Additionally, we have extended our original findings with two recent studies. Using data from the Midlife in the United States Study (2004-2014), we created a more specific measure of childhood parental connection by not reverse scoring the five items describing connection on the emotional neglect subscale of the Childhood Trauma Questionnaire.9 For each 1 SD increase in this childhood parental connection score, there was a 0.24 (95% CI, 0.20, 0.28) SD increase in the adult flourishing score and a -0.23 (95% CI, -0.27, -0.19) SD decrease in the adult depressive symptoms score. In a cross-sectional study of over 37,000 11- to 13-year-olds in 26 countries (2016-2019), the prevalence of flourishing, based on a six-item measure of eudaimonic well-being for youth, rose across five levels of increasing family connection from 34.9% (95% CI, 33.3%, 36.5%) to 84.3% (95% CI, 83.6%, 85.1%).10

These new studies support and extend our original findings using prospective designs, non-US samples, the hedonic dimension of flourishing, a more specific measure of connection, and assessment of eudaimonic well-being during adolescence. However, these observational studies do not prove a causal association. There is inherent subjectivity in the assessment of connection and flourishing, and the mechanisms linking childhood parental connection to adult well-being, though plausible, remain uncertain.

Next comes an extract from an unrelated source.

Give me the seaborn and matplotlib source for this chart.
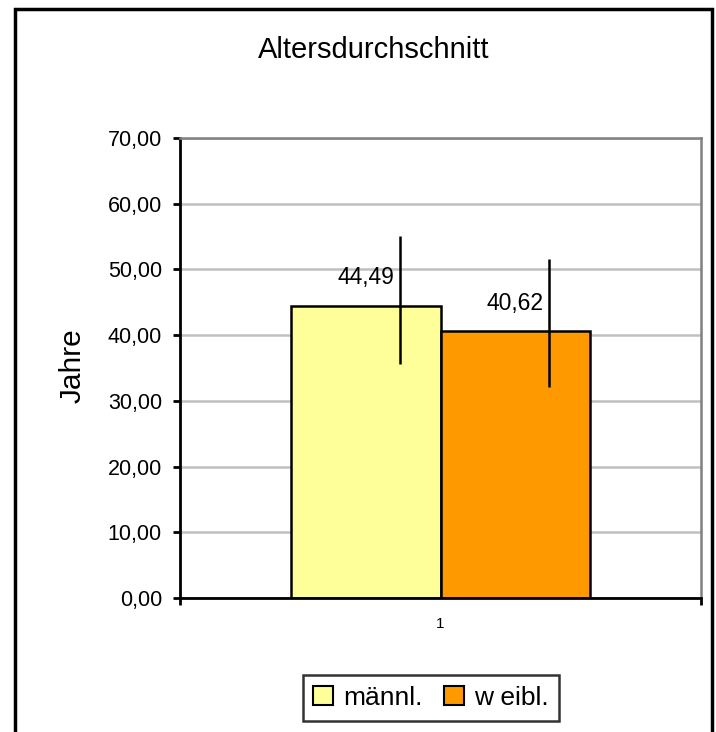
import matplotlib
matplotlib.use("Agg")
import matplotlib.pyplot as plt
import seaborn as sns
import pandas as pd
from matplotlib.patches import Rectangle, Patch

# ---- data ----
categories = ["1"]
groups = ["männl.", "w eibl."]
means = [44.49, 40.62]
err_low = [35.6, 32.1]
err_high = [55.1, 51.6]
value_labels = ["44,49", "40,62"]
yticks = [0, 10, 20, 30, 40, 50, 60, 70]
ytick_labels = ["0,00", "10,00", "20,00", "30,00", "40,00", "50,00", "60,00", "70,00"]
colors = ["#FFFF99", "#FF9900"]

sns.set_theme(style="white")
plt.rcParams["font.family"] = ["Liberation Sans", "DejaVu Sans"]
plt.rcParams["text.color"] = "black"
plt.rcParams["axes.labelcolor"] = "black"
plt.rcParams["xtick.color"] = "black"
plt.rcParams["ytick.color"] = "black"

df = pd.DataFrame({"cat": categories * len(groups), "grp": groups, "val": means})

fig = plt.figure(figsize=(7.16, 7.32), dpi=100)
ax = fig.add_axes([180 / 716, 1 - 598 / 732, 521 / 716, 460 / 732])

sns.barplot(data=df, x="cat", y="val", hue="grp", hue_order=groups,
            palette=colors, width=0.572, edgecolor="black", linewidth=1.8,
            errorbar=None, saturation=1, ax=ax, legend=False)

ax.set_xlim(-0.5, 0.5)
ax.set_ylim(0, 70)
ax.set_yticks(yticks)
ax.set_yticklabels(ytick_labels)
ax.yaxis.grid(True, color="#C0C0C0", linewidth=1.8)
ax.set_axisbelow(True)
ax.set_xlabel("")
ax.set_ylabel("")

# bars in order
bars = [p for p in ax.patches if p.get_height() > 0]
bars.sort(key=lambda p: p.get_x())
for p, lo, hi, lab in zip(bars, err_low, err_high, value_labels):
    cx = p.get_x() + p.get_width() / 2
    ex = cx + 0.225 * p.get_width()
    ax.vlines(ex, lo, hi, color="black", linewidth=1.8, zorder=5)
    ax.annotate(lab, (cx, p.get_height()), xytext=(0, 28), textcoords="offset pixels",
                ha="center", va="center", fontsize=16.5, color="black")

# spines
for s in ["left", "bottom"]:
    ax.spines[s].set_color("black")
    ax.spines[s].set_linewidth(2.0)
for s in ["top", "right"]:
    ax.spines[s].set_visible(True)
    ax.spines[s].set_color("#808080")
    ax.spines[s].set_linewidth(1.8)

ax.tick_params(axis="y", which="major", direction="out", length=5, width=2,
               color="black", left=True, labelsize=15.5, pad=8, labelcolor="black")
ax.set_xticks([0])
ax.set_xticklabels(["1"])
ax.tick_params(axis="x", which="major", length=0, labelsize=11, pad=14, labelcolor="black")
ax.set_xticks([-0.5, 0.5], minor=True)
ax.tick_params(axis="x", which="minor", direction="out", length=5, width=2,
               color="black", bottom=True)

# title and y label
fig.text(0.5217, 0.932, "Altersdurchschnitt", ha="center", va="center",
         fontsize=21, color="black")
fig.text(0.102, 0.5, "Jahre", ha="center", va="center", rotation=90,
         fontsize=21.5, color="black")

# legend
handles = [Patch(facecolor=c, edgecolor="black", linewidth=1.5) for c in colors]
leg = fig.legend(handles, groups, loc="center", bbox_to_anchor=(0.602, 0.0464),
                 ncol=2, frameon=True, fancybox=False, fontsize=19,
                 handlelength=0.75, handleheight=0.75, handletextpad=0.4,
                 columnspacing=0.8, borderpad=0.4)
leg.get_frame().set_edgecolor("black")
leg.get_frame().set_linewidth(1.8)
for t in leg.get_texts():
    t.set_color("black")

# figure border (bottom edge cut off)
fig.patches.append(Rectangle((15 / 716, -0.05), (712 - 15) / 716, 1.05 - 9 / 732,
                             transform=fig.transFigure, fill=False,
                             edgecolor="black", linewidth=2.5))

fig.savefig("out.png", dpi=100)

Existing clinical practices supporting relational health should continue,5 because they appear to foster the development of a healthy social nervous system. Furthermore, efforts to increase childhood parental connection are aligned with parental aspirations for their children and are actionable, associated with benefits in childhood and adulthood, and unlikely to do harm.

Future research might be best directed toward understanding what types of connection, at what ages, and with which adults are the most important for flourishing across the life course. Qualitative research might determine what makes parents and children feel most and least connected to one another. We have hypothesized that emotional connection, perhaps the very opposite of emotional neglect, is what gives children the sense of being safe and seen and that this is what matters most for later flourishing.9 “Being” with children in a way that affirms their inner experiences, from joy to frustration, may matter as much as the activities adults are “doing” with children.10What adults do with children matters, but so does how they do it. Children need the affordance of activities, including those that challenge them, but the emotional climate created around these experiences may be the most important part of childhood connection with adults. Furthermore, the adults who can provide children with emotional connection are not limited to parents or other primary caregivers in the household. Teachers, coaches, relatives, neighbors, and clinicians with relational health can all participate in building a web of safety, nurturance, and support that helps children develop the relational capacities they need to make meaning through relationships.